▶ [WORK REQUIRED]: Write out the material again word for word, dropping any images it holds.

▶ [SUPPLIED DATA]:
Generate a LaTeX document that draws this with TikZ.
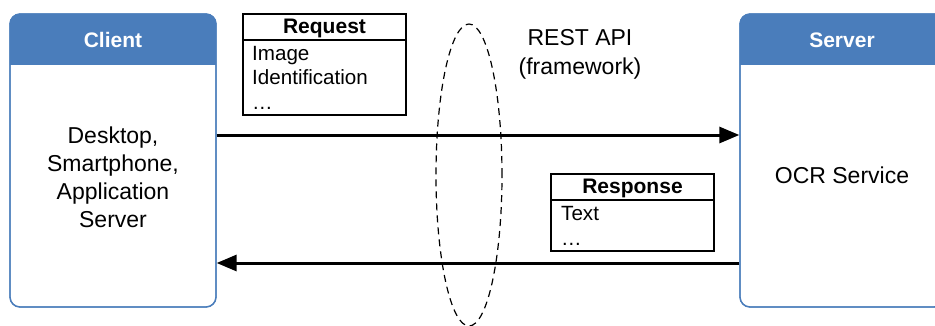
\documentclass[tikz,border=0pt]{standalone}
\usepackage{fontspec}
\setmainfont{Liberation Sans}
\usetikzlibrary{arrows.meta,shapes.geometric}
\definecolor{tierblue}{RGB}{74,125,187}
\tikzset{
  tier/.style={draw=tierblue, line width=1.3pt, rounded corners=10pt,
    minimum width=#1, minimum height=293pt, inner sep=0pt},
  tierhead/.style={font=\bfseries\fontsize{21}{25}\selectfont, text=white, anchor=base, inner sep=0pt},
  body/.style={font=\fontsize{23}{28}\selectfont, anchor=base, inner sep=0pt},
  msgbox/.style={draw, line width=1.2pt, minimum width=163pt, inner sep=0pt},
  msghead/.style={font=\bfseries\fontsize{21}{25}\selectfont, anchor=base, inner sep=0pt},
  msgline/.style={font=\fontsize{20.6}{24}\selectfont, anchor=base west, inner sep=0pt},
  flow/.style={line width=3pt, -{Triangle[length=20pt,width=16pt]}},
}
\begin{document}
\begin{tikzpicture}[x=1pt,y=-1pt]
\useasboundingbox (0,0) rectangle (935,325);
\clip (0,0) rectangle (935,325);

% client tier
\node[tier=206pt] (client) at (113,160.5) {};
\begin{scope}
  \clip[rounded corners=10pt] (10,14) rectangle (216,307);
  \fill[tierblue] (10,14) rectangle (216,65);
\end{scope}
\node[tier=206pt] at (113,160.5) {};
\node[tierhead] (clienthead) at (113,47) {Client};
\node[body] (c1) at (113,143) {Desktop,};
\node[body] (c2) at (113,171) {Smartphone,};
\node[body] (c3) at (113,199) {Application};
\node[body] (c4) at (113,227) {Server};

% server tier
\node[tier=204pt] (server) at (842,160.5) {};
\begin{scope}
  \clip[rounded corners=10pt] (740,14) rectangle (944,307);
  \fill[tierblue] (740,14) rectangle (944,65);
\end{scope}
\node[tier=204pt] at (842,160.5) {};
\node[tierhead] (serverhead) at (842,47) {Server};
\node[body] (ocr) at (842,183) {OCR Service};

% REST API boundary
\node[ellipse, draw, dashed, dash pattern=on 7pt off 5pt, line width=1.2pt,
  minimum width=66pt, minimum height=302pt, inner sep=0pt] (api) at (469,175) {};
\node[body] (rest1) at (580,45) {REST API};
\node[body] (rest2) at (580,74) {(framework)};

% request message
\node[msgbox, minimum height=101pt] (req) at (324.5,64.5) {};
\draw[line width=1.2pt] (req.west |- 0,40) -- (req.east |- 0,40);
\node[msghead] (reqhead) at (req.center |- 0,33) {Request};
\node[msgline] (r1) at (252,60) {Image};
\node[msgline] (r2) at (252,84.5) {Identification};
\node[msgline] (r3) at (252,109) {…};

% response message
\node[msgbox, minimum height=77pt] (resp) at (632.5,212.5) {};
\draw[line width=1.2pt] (resp.west |- 0,200) -- (resp.east |- 0,200);
\node[msghead] (resphead) at (resp.center |- 0,193) {Response};
\node[msgline] (s1) at (561,220) {Text};
\node[msgline] (s2) at (561,245) {…};

% calls
\draw[flow] (client.east |- 0,135) -- (server.west |- 0,135);
\draw[flow] (server.west |- 0,263) -- (client.east |- 0,263);
\end{tikzpicture}
\end{document}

▶ [EXERCISE OUTPUT]:
Generate a LaTeX document that draws this with TikZ.
\documentclass[tikz,border=0pt]{standalone}
\usepackage{fontspec}
\setmainfont{Liberation Sans}
\usetikzlibrary{arrows.meta,shapes.geometric}
\definecolor{tierblue}{RGB}{74,125,187}
\tikzset{
  tier/.style={draw=tierblue, line width=1.3pt, rounded corners=10pt,
    minimum width=#1, minimum height=293pt, inner sep=0pt},
  tierhead/.style={font=\bfseries\fontsize{21}{25}\selectfont, text=white, anchor=base, inner sep=0pt},
  body/.style={font=\fontsize{23}{28}\selectfont, anchor=base, inner sep=0pt},
  msgbox/.style={draw, line width=1.2pt, minimum width=163pt, inner sep=0pt},
  msghead/.style={font=\bfseries\fontsize{21}{25}\selectfont, anchor=base, inner sep=0pt},
  msgline/.style={font=\fontsize{20.6}{24}\selectfont, anchor=base west, inner sep=0pt},
  flow/.style={line width=3pt, -{Triangle[length=20pt,width=16pt]}},
}
\begin{document}
\begin{tikzpicture}[x=1pt,y=-1pt]
\useasboundingbox (0,0) rectangle (935,325);
\clip (0,0) rectangle (935,325);

% client tier
\node[tier=206pt] (client) at (113,160.5) {};
\begin{scope}
  \clip[rounded corners=10pt] (10,14) rectangle (216,307);
  \fill[tierblue] (10,14) rectangle (216,65);
\end{scope}
\node[tier=206pt] at (113,160.5) {};
\node[tierhead] (clienthead) at (113,47) {Client};
\node[body] (c1) at (113,143) {Desktop,};
\node[body] (c2) at (113,171) {Smartphone,};
\node[body] (c3) at (113,199) {Application};
\node[body] (c4) at (113,227) {Server};

% server tier
\node[tier=204pt] (server) at (842,160.5) {};
\begin{scope}
  \clip[rounded corners=10pt] (740,14) rectangle (944,307);
  \fill[tierblue] (740,14) rectangle (944,65);
\end{scope}
\node[tier=204pt] at (842,160.5) {};
\node[tierhead] (serverhead) at (842,47) {Server};
\node[body] (ocr) at (842,183) {OCR Service};

% REST API boundary
\node[ellipse, draw, dashed, dash pattern=on 7pt off 5pt, line width=1.2pt,
  minimum width=66pt, minimum height=302pt, inner sep=0pt] (api) at (469,175) {};
\node[body] (rest1) at (580,45) {REST API};
\node[body] (rest2) at (580,74) {(framework)};

% request message
\node[msgbox, minimum height=101pt] (req) at (324.5,64.5) {};
\draw[line width=1.2pt] (req.west |- 0,40) -- (req.east |- 0,40);
\node[msghead] (reqhead) at (req.center |- 0,33) {Request};
\node[msgline] (r1) at (252,60) {Image};
\node[msgline] (r2) at (252,84.5) {Identification};
\node[msgline] (r3) at (252,109) {…};

% response message
\node[msgbox, minimum height=77pt] (resp) at (632.5,212.5) {};
\draw[line width=1.2pt] (resp.west |- 0,200) -- (resp.east |- 0,200);
\node[msghead] (resphead) at (resp.center |- 0,193) {Response};
\node[msgline] (s1) at (561,220) {Text};
\node[msgline] (s2) at (561,245) {…};

% calls
\draw[flow] (client.east |- 0,135) -- (server.west |- 0,135);
\draw[flow] (server.west |- 0,263) -- (client.east |- 0,263);
\end{tikzpicture}
\end{document}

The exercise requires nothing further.